Sunday, March 19, 2006

V for Vendetta and my pictures

Finally, after months if not years of threatening people, I started my own photo gallery online, on Yahoo’s site Flicker www.flickr.com/photos/evgueni/. So I joined the millions of people providing content for Yahoo, but that’s ok because I have been doing it for Google for a while already. All I really want is people to react to my pictures and hopefully inspire others to share their creations/thoughts/hobbies with everyone else.

On other unrelated news, last night I watched V for Vendetta by the Warchosky Brothers, the same ones that brought us the genius of The Matrix and the retardation of the Matrix II and III. V was a great movie though, with amazing acting (Nathalie Portman was at her best, and the police commissioner pretty much carried the movie on his shoulder with an amazing performance). What really made me appreciate the movie was the direct reflection of today’s politics and society: terrorism, religious intolerance, scares, the avian flu and people relinquishing some of their most basic rights in the wake of the fear that these "pseudo-events" inspire in them. The Warchosky brothers take a good jab at American society with this movie, reminding us that events that happened only last century in Europe can still repeat themselves. Some elements of the movie were very daring, for a main-stream Hollywood movie, mainly the fact that it was the totalitarian chancellor and his regime that had committed the "terrorist" attack on London that instated enough fear in people to allow them to take power, which directly echoes 9/11 and the events that followed in the US. I wonder if the movie was set and shot in England such that it would be allowed to proceed and exist in the state that it is now.

Another remarkable point was that one of the main actors, V, had no face and thus no facial expressions to support his acting, which was nonetheless remarkable: the actor’s use of hand and body gesture and his use of voice and intonation provided depth which was enough to compensate for the lack of possibility to use facial expressions.

Yes, the attacks on current political and social events is pretty ferocious in the movie: the red cross symbol of the dictatorial regime, the ostracizing of immigrants and homosexuals, the use of avian flu and others to scare people, the crazy TV anchor (a parallel of FOX and CNN anchors) and even a brief mention that the USA’s foreign policies eventually degenerated into a civil war, something we are somewhat seeing on TV everyday now.

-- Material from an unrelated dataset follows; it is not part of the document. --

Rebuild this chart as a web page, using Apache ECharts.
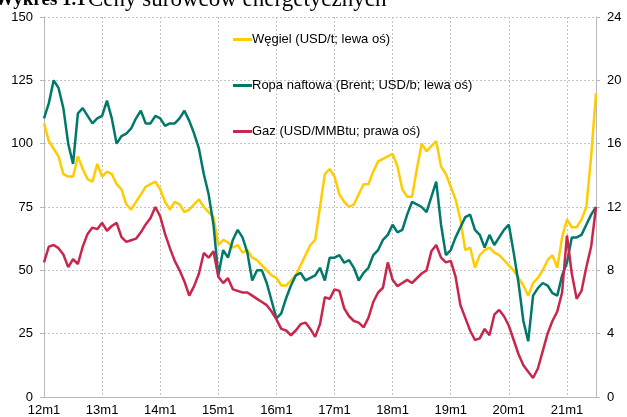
<!DOCTYPE html>
<html>
<head>
<meta charset="utf-8">
<script src="https://cdn.jsdelivr.net/npm/echarts@6/dist/echarts.min.js"></script>
<style>
  html, body { margin: 0; padding: 0; background: #fff; }
  #chart { width: 627px; height: 417px; }
</style>
</head>
<body>
<div id="chart"></div>
<script>
// miesiące 12m1 ... 21m7
const months = [];
for (let y = 12; y <= 21; y++) {
  for (let m = 1; m <= 12; m++) {
    if (y === 21 && m > 7) break;
    months.push(y + 'm' + m);
  }
}

// Węgiel, USD/t (lewa oś)
const coal = [
  108, 101, 98, 95, 88, 87, 87, 95, 90, 86, 85, 92,
  87, 89, 88, 84, 82, 76, 74, 77, 80, 83, 84, 85,
  82, 77, 74, 77, 76, 73, 74, 76, 78, 75, 73, 71,
  60, 62, 61, 59, 60, 57, 58, 55, 54, 52, 50, 48,
  47, 44, 44, 46, 48, 52, 56, 60, 62, 75, 88, 90,
  87, 80, 77, 75, 76, 80, 84, 84, 89, 93, 94, 95,
  96, 91, 82, 79, 79, 90, 100, 97, 99, 101, 91, 88,
  83, 78, 70, 58, 59, 51, 56, 58, 59, 57, 56, 54,
  52, 50, 47, 44, 40, 45, 47, 50, 54, 56, 51, 63,
  70, 67, 67, 70, 75, 95, 120
];

// Ropa naftowa Brent, USD/b (lewa oś)
const brent = [
  110, 116, 125, 122, 114, 100, 92, 112, 114, 111, 108, 110,
  111, 117, 110, 100, 103, 104, 106, 110, 113, 108, 108, 111,
  110, 107, 108, 108, 110, 113, 109, 104, 98, 88, 80, 68,
  48, 58, 55, 62, 66, 63, 57, 46, 50, 50, 45, 38,
  31, 33, 39, 44, 48, 49, 46, 47, 48, 51, 46, 55,
  55, 56, 53, 54, 51, 46, 49, 51, 56, 58, 62, 64,
  68, 65, 66, 72, 77, 76, 75, 73, 79, 85, 68, 56,
  58, 63, 67, 71, 72, 66, 64, 59, 64, 60, 63, 66,
  68, 57, 45, 30, 22, 40, 43, 45, 44, 41, 40, 48,
  53, 63, 63, 64, 68, 72, 75
];

// Gaz, USD/MMBtu (prawa oś)
const gas = [
  8.5, 9.5, 9.6, 9.4, 9.0, 8.2, 8.7, 8.4, 9.5, 10.3, 10.7, 10.6,
  11.0, 10.5, 10.8, 11.0, 10.1, 9.8, 9.9, 10.0, 10.4, 10.9, 11.3, 12.0,
  11.4, 10.3, 9.4, 8.6, 8.0, 7.3, 6.4, 7.0, 7.8, 9.1, 8.8, 9.2,
  7.6, 7.2, 7.5, 6.8, 6.7, 6.6, 6.6, 6.4, 6.2, 6.0, 5.8, 5.4,
  4.9, 4.3, 4.2, 3.9, 4.2, 4.6, 4.7, 4.3, 3.8, 4.6, 6.3, 6.2,
  6.8, 6.7, 5.6, 5.1, 4.8, 4.7, 4.4, 5.0, 6.0, 6.6, 6.9, 8.5,
  7.4, 7.0, 7.2, 7.4, 7.2, 7.5, 7.8, 8.0, 9.2, 9.6, 8.8, 8.5,
  8.6, 7.6, 5.8, 5.0, 4.2, 3.6, 3.7, 4.3, 3.9, 5.2, 5.5, 5.1,
  4.5, 3.6, 2.7, 2.0, 1.6, 1.2, 1.8, 2.9, 4.0, 4.8, 5.4, 6.6,
  10.2, 7.8, 6.2, 6.7, 8.2, 9.5, 12.0
];

const leftTicks = [0, 150, 25];
const rightTicks = [0, 24, 4];

const isJan = (i) => i % 12 === 0;
const gridColor = '#c4c4c4';
const axisColor = '#b8b8b8';
const font = 'Liberation Sans, Arial, sans-serif';

const chart = echarts.init(document.getElementById('chart'));
chart.setOption({
  animation: false,
  backgroundColor: '#fff',
  grid: { left: 44, right: 31, top: 17, bottom: 20 },
  graphic: [
    {
      type: 'text', left: -5, top: -9,
      style: { text: 'Wykres 1.1', font: 'bold 19px "Liberation Serif", serif', fill: '#000' }
    },
    {
      type: 'text', left: 88, top: -12,
      style: { text: 'Ceny surowców energetycznych', font: '23px "Liberation Serif", serif', fill: '#000' }
    }
  ],
  legend: {
    orient: 'vertical',
    left: 233,
    top: 33,
    padding: 0,
    itemGap: 33,
    icon: 'rect',
    itemWidth: 19,
    itemHeight: 3,
    textStyle: { fontSize: 13, fontFamily: font, color: '#000', padding: [0, 0, 0, -5] },
    data: ['Węgiel (USD/t; lewa oś)', 'Ropa naftowa (Brent; USD/b; lewa oś)', 'Gaz (USD/MMBtu; prawa oś)']
  },
  xAxis: {
    type: 'category',
    data: months,
    boundaryGap: false,
    axisLine: { lineStyle: { color: axisColor } },
    axisTick: { show: false },
    axisLabel: { interval: isJan, color: '#000', fontSize: 13, fontFamily: font, margin: 7 },
    splitLine: { show: true, interval: isJan, lineStyle: { color: gridColor, type: [2, 2] } }
  },
  yAxis: [
    {
      type: 'value', position: 'left',
      min: leftTicks[0], max: leftTicks[1], interval: leftTicks[2],
      axisLine: { show: true, lineStyle: { color: axisColor } },
      axisTick: { show: true, length: 4, lineStyle: { color: axisColor } },
      axisLabel: { color: '#000', fontSize: 13, fontFamily: font, margin: 11 },
      splitLine: { show: true, lineStyle: { color: gridColor, type: [2, 2] } }
    },
    {
      type: 'value', position: 'right',
      min: rightTicks[0], max: rightTicks[1], interval: rightTicks[2],
      axisLine: { show: true, lineStyle: { color: axisColor } },
      axisTick: { show: true, length: 4, lineStyle: { color: axisColor } },
      axisLabel: { color: '#000', fontSize: 13, fontFamily: font, margin: 11 },
      splitLine: { show: false }
    }
  ],
  series: [
    {
      name: 'Węgiel (USD/t; lewa oś)', type: 'line', data: coal,
      yAxisIndex: 0, showSymbol: false, symbol: 'none',
      lineStyle: { color: '#FFCC00', width: 2.5 }, itemStyle: { color: '#FFCC00' }
    },
    {
      name: 'Ropa naftowa (Brent; USD/b; lewa oś)', type: 'line', data: brent,
      yAxisIndex: 0, showSymbol: false, symbol: 'none',
      lineStyle: { color: '#00786A', width: 2.5 }, itemStyle: { color: '#00786A' }
    },
    {
      name: 'Gaz (USD/MMBtu; prawa oś)', type: 'line', data: gas,
      yAxisIndex: 1, showSymbol: false, symbol: 'none',
      lineStyle: { color: '#C8274C', width: 2.5 }, itemStyle: { color: '#C8274C' }
    }
  ]
});
</script>
</body>
</html>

Will this "tour-de-force" bear any fruits and make citizens of the US think twice about their situation and their responsibility vis-à-vis everything that is happening (after all, isn’t V you, me, her and him, like Evey said at the end of the movie)? I am not sure, but I believe that every little step is a step in the right direction; nothing will change over night but it is important for the voices of dissent not to give up. The Warchosky brother’s approach might even be more effective than Michael Moore’s approach of using reality to convince the public. Americans have grown suspicious and reactionary, and showing them reality makes them reject it even more. Showing them fiction depicting reality will probably be more effective.